◆ **Stated goal**: Reproduce the listing below in full and without alteration, apart from its pictures.
________________________
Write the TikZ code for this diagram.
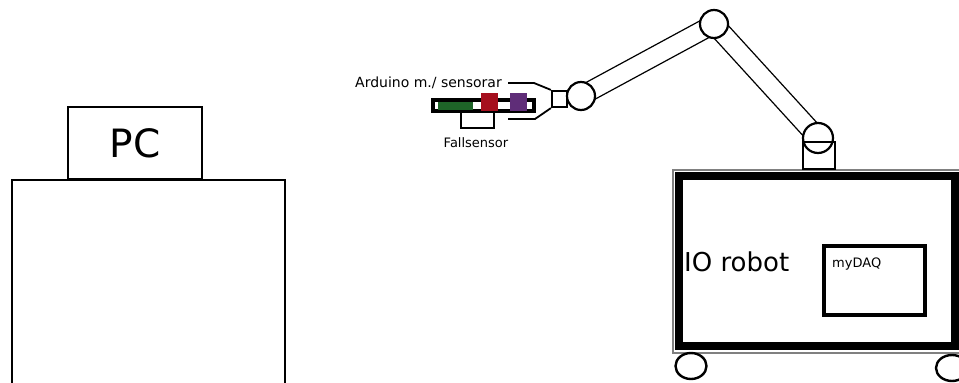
\documentclass[tikz,border=0pt]{standalone}
\usepackage{fontspec}
\setmainfont{DejaVu Sans}
\usetikzlibrary{calc}
\definecolor{boardgreen}{RGB}{30,100,40}
\definecolor{chipred}{RGB}{165,15,30}
\definecolor{chippurple}{RGB}{95,45,120}
\begin{document}
\begin{tikzpicture}[x=1pt,y=-1pt,
  outline/.style={draw=black,line width=2.5pt},
  joint/.style={circle,draw=black,line width=2.2pt,fill=white,minimum size=28pt,inner sep=0pt},
  armlink/.style={draw=black,line width=1.2pt},
  jaw/.style={draw=black,line width=1.8pt},
  smalltext/.style={font=\fontsize{13}{15}\selectfont,inner sep=0pt}]
\useasboundingbox (0,0) rectangle (959,383);
\clip (0,0) rectangle (959,383);

% desk and PC
\coordinate (deskbl) at (12,400);
\coordinate (deskbr) at (285,400);
\draw[outline,line join=miter] (deskbl) -- (12,180) -- (285,180) -- (deskbr);
\node[outline,minimum width=134pt,minimum height=72pt,inner sep=0pt,
      font=\fontsize{39}{41}\selectfont] (pc) at (135,143) {PC};

% robot body
\draw[gray,line width=1.3pt] (673,170) rectangle (962,353);
\draw[black,line width=8pt] (679,176) rectangle (955,346);
\node[anchor=base west,inner sep=0pt,font=\fontsize{26}{29}\selectfont] (io) at (684,271) {IO robot};
\node[draw=black,line width=4.5pt,minimum width=101pt,minimum height=69pt,inner sep=0pt] (daq) at (874.5,280.5) {};
\node[smalltext,anchor=base west] (daqlabel) at (832,267) {myDAQ};

% wheels
\draw[line width=2.4pt] (691,366) ellipse [x radius=15.5pt,y radius=13pt];
\draw[line width=2.4pt] (952,368) ellipse [x radius=16pt,y radius=13pt];

% robot arm
\coordinate (jl) at (581,96);
\coordinate (jt) at (714,24);
\coordinate (jb) at (818,138);
\draw[armlink] ($(jl)!9.5pt!90:(jt)$) -- ($(jt)!9.5pt!-90:(jl)$);
\draw[armlink] ($(jl)!9.5pt!-90:(jt)$) -- ($(jt)!9.5pt!90:(jl)$);
\draw[armlink] ($(jt)!9.5pt!90:(jb)$) -- ($(jb)!9.5pt!-90:(jt)$);
\draw[armlink] ($(jt)!9.5pt!-90:(jb)$) -- ($(jb)!9.5pt!90:(jt)$);
\node[joint] (left) at (jl) {};
\node[joint] (top) at (jt) {};
\node[circle,fill=white,minimum size=30pt,inner sep=0pt] (basefill) at (jb) {};
\node[draw=black,line width=2.2pt,minimum width=32pt,minimum height=27pt,inner sep=0pt,anchor=south] (base) at (819,170) {};
\node[joint,fill=none,minimum size=30pt] (basejoint) at (jb) {};

% gripper
\node[draw=black,line width=2.2pt,minimum width=15pt,minimum height=16pt,inner sep=0pt] (wrist) at (559.5,99) {};
\coordinate (upjaw) at (508,83);
\coordinate (lowjaw) at (508,119);
\draw[jaw] (upjaw) -- (534,83) -- (wrist.north west);
\draw[jaw] (lowjaw) -- (535,119) -- (wrist.south west);

% Arduino board with sensors
\draw[black,line width=4pt,fill=white] (433,100) rectangle (534,111);
\fill[boardgreen] (438,102) rectangle (473,110);
\fill[chipred] (481,93) rectangle (498,111);
\fill[chippurple] (510,93) rectangle (527,111);
\draw[line width=2pt] (461,113) -- (461,128) -- (494,128) -- (494,113);

\node[smalltext,anchor=base east,font=\fontsize{14}{16}\selectfont] (arduino) at (502,87) {Arduino m./ sensorar};
\node[smalltext,anchor=base] (fall) at (476,147) {Fallsensor};
\end{tikzpicture}
\end{document}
________________________
◆ **Task answer**:
Write the TikZ code for this diagram.
\documentclass[tikz,border=0pt]{standalone}
\usepackage{fontspec}
\setmainfont{DejaVu Sans}
\usetikzlibrary{calc}
\definecolor{boardgreen}{RGB}{30,100,40}
\definecolor{chipred}{RGB}{165,15,30}
\definecolor{chippurple}{RGB}{95,45,120}
\begin{document}
\begin{tikzpicture}[x=1pt,y=-1pt,
  outline/.style={draw=black,line width=2.5pt},
  joint/.style={circle,draw=black,line width=2.2pt,fill=white,minimum size=28pt,inner sep=0pt},
  armlink/.style={draw=black,line width=1.2pt},
  jaw/.style={draw=black,line width=1.8pt},
  smalltext/.style={font=\fontsize{13}{15}\selectfont,inner sep=0pt}]
\useasboundingbox (0,0) rectangle (959,383);
\clip (0,0) rectangle (959,383);

% desk and PC
\coordinate (deskbl) at (12,400);
\coordinate (deskbr) at (285,400);
\draw[outline,line join=miter] (deskbl) -- (12,180) -- (285,180) -- (deskbr);
\node[outline,minimum width=134pt,minimum height=72pt,inner sep=0pt,
      font=\fontsize{39}{41}\selectfont] (pc) at (135,143) {PC};

% robot body
\draw[gray,line width=1.3pt] (673,170) rectangle (962,353);
\draw[black,line width=8pt] (679,176) rectangle (955,346);
\node[anchor=base west,inner sep=0pt,font=\fontsize{26}{29}\selectfont] (io) at (684,271) {IO robot};
\node[draw=black,line width=4.5pt,minimum width=101pt,minimum height=69pt,inner sep=0pt] (daq) at (874.5,280.5) {};
\node[smalltext,anchor=base west] (daqlabel) at (832,267) {myDAQ};

% wheels
\draw[line width=2.4pt] (691,366) ellipse [x radius=15.5pt,y radius=13pt];
\draw[line width=2.4pt] (952,368) ellipse [x radius=16pt,y radius=13pt];

% robot arm
\coordinate (jl) at (581,96);
\coordinate (jt) at (714,24);
\coordinate (jb) at (818,138);
\draw[armlink] ($(jl)!9.5pt!90:(jt)$) -- ($(jt)!9.5pt!-90:(jl)$);
\draw[armlink] ($(jl)!9.5pt!-90:(jt)$) -- ($(jt)!9.5pt!90:(jl)$);
\draw[armlink] ($(jt)!9.5pt!90:(jb)$) -- ($(jb)!9.5pt!-90:(jt)$);
\draw[armlink] ($(jt)!9.5pt!-90:(jb)$) -- ($(jb)!9.5pt!90:(jt)$);
\node[joint] (left) at (jl) {};
\node[joint] (top) at (jt) {};
\node[circle,fill=white,minimum size=30pt,inner sep=0pt] (basefill) at (jb) {};
\node[draw=black,line width=2.2pt,minimum width=32pt,minimum height=27pt,inner sep=0pt,anchor=south] (base) at (819,170) {};
\node[joint,fill=none,minimum size=30pt] (basejoint) at (jb) {};

% gripper
\node[draw=black,line width=2.2pt,minimum width=15pt,minimum height=16pt,inner sep=0pt] (wrist) at (559.5,99) {};
\coordinate (upjaw) at (508,83);
\coordinate (lowjaw) at (508,119);
\draw[jaw] (upjaw) -- (534,83) -- (wrist.north west);
\draw[jaw] (lowjaw) -- (535,119) -- (wrist.south west);

% Arduino board with sensors
\draw[black,line width=4pt,fill=white] (433,100) rectangle (534,111);
\fill[boardgreen] (438,102) rectangle (473,110);
\fill[chipred] (481,93) rectangle (498,111);
\fill[chippurple] (510,93) rectangle (527,111);
\draw[line width=2pt] (461,113) -- (461,128) -- (494,128) -- (494,113);

\node[smalltext,anchor=base east,font=\fontsize{14}{16}\selectfont] (arduino) at (502,87) {Arduino m./ sensorar};
\node[smalltext,anchor=base] (fall) at (476,147) {Fallsensor};
\end{tikzpicture}
\end{document}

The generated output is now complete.